Youssef Marzouk: It was great to see everybody around and get some amazing exposure. It is hard for the media and the public to be right next to you during the race for what can sometimes be a number of long hours to finish a particular stage. When it is all shortened into a quick presentation everybody enjoys and I think that this will really help get us more sponsers and support in the future.


Yara Shalaby: This was my favorite part by far! It was an amazing social event and shows how far the sport has come and is a great indication for the future. There are so many new young drivers around and new teams that are starting to come together that I can tell any local races coming in 2014 as well as the international Pharaons Rally will see Egyptians performing better than ever.


What was the best stage for you?


Hossam Zayat: Without a doubt the first day. As a co-pilot I found it to be very challenging with a lot of different types of terrain. You have to negotiate, change strategies, and do a lot of planning quickly and deal with any sudden differences, the whole day really kept me on my feet.


Hani Omar: As a driver, and especially if you have a really fast car, the second day was also a lot of fun because there was a long part where you had nothing in front of you except a flat open stretch. We could run all the way up to 150kmph and just cruise through that part!


Were there any major challenges?


Hani Madbouli: On the second day we were having problems with our exhaust system, and every time you pushed on the gas too much the engine would shut off. We handled it thorughout the day but right before we got to the finish the engine cut and we couldn’t get it started again. We actually ended up rolling through the finish line, which was great because the line was at the top of the hill and if what was left in the car couldn’t get us up the hill there was no way that we could push it.


Yara Shalaby: This was the first time for me to encounter an accident on a course. When we were going over the dunes, I went up in the air and put on the breaks on the way down. This is something that you don’t do but I wasn’t aware at the time, and when the wheels hit the traction caused the car to flip over. It was a serious problem and took over an hour and a half to get back in and I didn’t end up finishing that How do you work together as a team?


Hossam Zayat: As a co-pilot my job is navigation, checking in with the organizers, and making sure that everything moves smoothly so the pilot can only focus on driving and handling the terrain. The most fun that I have is when you run through a really rough area, which means that I am constantly watching the maps and trying to plot out the best strategy to get through. The opposite is when we are on a flat terrain where we are just running at top speeds. This is really boring for me because there isn’t much to do, but this is where the drivers really get to enjoy the track the most.


Youssef Marzouk: During this race we ended up having the top three cars together most of the time, which requires a lot of careful planning. Less mature drivers would try to make moves to get ahead which can be dangerous, but everybody was really professional and it really showed how much more developed this sport is becoming.


And a special question for Yara, how is it as a woman in the rally circuit and how would you encourage more women in Egypt to take up the sport?

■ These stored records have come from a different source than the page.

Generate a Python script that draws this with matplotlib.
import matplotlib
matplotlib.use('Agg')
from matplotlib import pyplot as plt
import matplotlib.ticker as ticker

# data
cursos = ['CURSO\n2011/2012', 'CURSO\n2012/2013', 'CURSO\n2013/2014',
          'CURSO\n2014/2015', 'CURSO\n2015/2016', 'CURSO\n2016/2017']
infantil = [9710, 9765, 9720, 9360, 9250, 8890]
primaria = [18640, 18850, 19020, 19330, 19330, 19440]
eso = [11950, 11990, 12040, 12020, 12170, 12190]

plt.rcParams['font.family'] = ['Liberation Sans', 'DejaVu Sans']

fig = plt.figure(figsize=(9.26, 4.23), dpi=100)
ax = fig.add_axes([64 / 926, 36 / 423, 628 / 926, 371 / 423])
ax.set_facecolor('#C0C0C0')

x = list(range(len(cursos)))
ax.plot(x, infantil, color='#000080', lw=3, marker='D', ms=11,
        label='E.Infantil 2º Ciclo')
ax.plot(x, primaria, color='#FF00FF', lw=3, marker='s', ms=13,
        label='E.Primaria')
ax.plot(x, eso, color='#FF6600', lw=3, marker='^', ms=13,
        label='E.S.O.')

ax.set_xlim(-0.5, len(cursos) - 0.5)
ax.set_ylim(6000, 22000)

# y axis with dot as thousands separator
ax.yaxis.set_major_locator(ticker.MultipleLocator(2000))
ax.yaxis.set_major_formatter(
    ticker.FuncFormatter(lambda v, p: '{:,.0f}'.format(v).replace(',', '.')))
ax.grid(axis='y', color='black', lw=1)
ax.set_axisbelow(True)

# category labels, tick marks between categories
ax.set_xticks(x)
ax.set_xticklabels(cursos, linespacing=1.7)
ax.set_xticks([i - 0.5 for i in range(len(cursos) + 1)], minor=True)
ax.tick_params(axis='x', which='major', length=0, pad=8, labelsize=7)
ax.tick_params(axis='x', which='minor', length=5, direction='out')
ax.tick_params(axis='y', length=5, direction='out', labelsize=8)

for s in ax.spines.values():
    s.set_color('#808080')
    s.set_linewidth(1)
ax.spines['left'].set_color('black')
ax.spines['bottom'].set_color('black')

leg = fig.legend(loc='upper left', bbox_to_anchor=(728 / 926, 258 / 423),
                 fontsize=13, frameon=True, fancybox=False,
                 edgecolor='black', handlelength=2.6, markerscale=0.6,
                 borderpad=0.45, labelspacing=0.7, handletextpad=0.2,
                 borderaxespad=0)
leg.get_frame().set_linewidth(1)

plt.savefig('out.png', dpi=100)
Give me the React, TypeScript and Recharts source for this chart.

Yara Shalaby: I really don’t understand because it is not something new on the international stage and there are a lot of women that race around the world. I even know a lot of women that love to go out and drive in the desert on vacation but have never taken the step to go professional. For me it is a lot of fun and a great learning experience to find out new things, explore new terrain, and work with all the great people involved.


If I wanted to give advice, I would focus on setting up a car. The big fear that everybody has is that if they have a good car that they use on a daily basis they don’t want to enter it into rallies because they are afraid that something might happen and they won’t be able to use it the following day to do their daily routine. If they have a second car that they can dedicate to the races then that would be optimal, and you can fit it with all of the extra required equipment. Then it is just a matter of joining the circle, getting introduced, and then off you go!